There’s a thing SEND parents do that I don’t think gets talked about enough.
It happens quietly, usually at the end of a long day that was already complicated, and it looks like this: you are sitting with your other child — the one who doesn’t have the complex needs — and you are doing something normal. Reading a book. Watching something on TV. Kicking a ball around. Something easy and ordinary and completely without agenda.
But it isn’t easy and ordinary. You are doing it with the specific, slightly desperate intention of making sure they know they are seen.
Because siblings of children with complex needs grow up doing a lot of not-being-the-priority. Not because you love them less. Because some days the needs of one child are simply enormous, and the logistics are real, and there are only so many hours and one of you.
And they understand this, mostly. More than you’d expect, and sometimes more than you want them to.
What they actually do
Siblings adapt in ways that will undo you if you think about them too directly.
They learn to read the room. To know when it’s not a good time. To adjust their own needs — not because they’re told to, but because they’ve absorbed the household’s rhythms.
They advocate. They explain to their friends why certain things are different. They defend, quietly and without drama, their sibling.
They get less birthday party bandwidth. Less spontaneous “let’s go do something” energy. Less of the kind of parenting that requires your full, undivided, calm attention — because that resource gets spent elsewhere, and they know it.
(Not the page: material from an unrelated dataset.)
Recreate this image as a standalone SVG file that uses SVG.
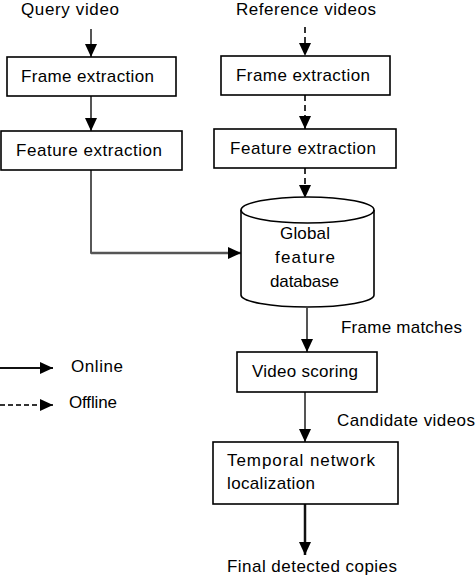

They also, occasionally, have a complete meltdown about something that is on the surface completely trivial. And if you’re paying attention, you understand that the trivial thing is not the thing. You give them the thing. You don’t explain. You just give them the extra ten minutes, or the specific cereal, or the choosing of the film. Because they are asking for something real, and the specific form the request is taking is beside the point.
The guilt
I’ll say this plainly: the guilt about the sibling is one of the specific flavours of SEND parenting guilt that catches you at odd moments and is difficult to argue down.
Because you know you’re doing your best. You know “your best” is genuinely substantial. And you also know that your best is not always enough for two children whose needs are not equivalent, and that the gap gets filled by your other child’s extraordinary adaptability rather than anything you’ve arranged.
That’s a real thing to carry.
What helps
What actually helps, in my limited and completely non-expert experience, is not big gestures. Not guilt-driven compensation trips or forced quality time.
It’s the small consistent thing. The thing that says: you exist to me independently. Not as the sibling of. Not as the one who manages. As yourself.
Sometimes that’s fifteen minutes before bed where the phone is face-down and there is no interruption.
Sometimes it’s remembering something they said three days ago and asking about it, unprompted.
Sometimes it’s just noticing. Being there in a way that is specifically for them.
It won’t fix the inequality of the situation. But it might — on a good day — mean they know they’re not invisible.
That’s the thing we’re trying to do, I think. Every day, in between everything else.
Making sure they know they’re not invisible.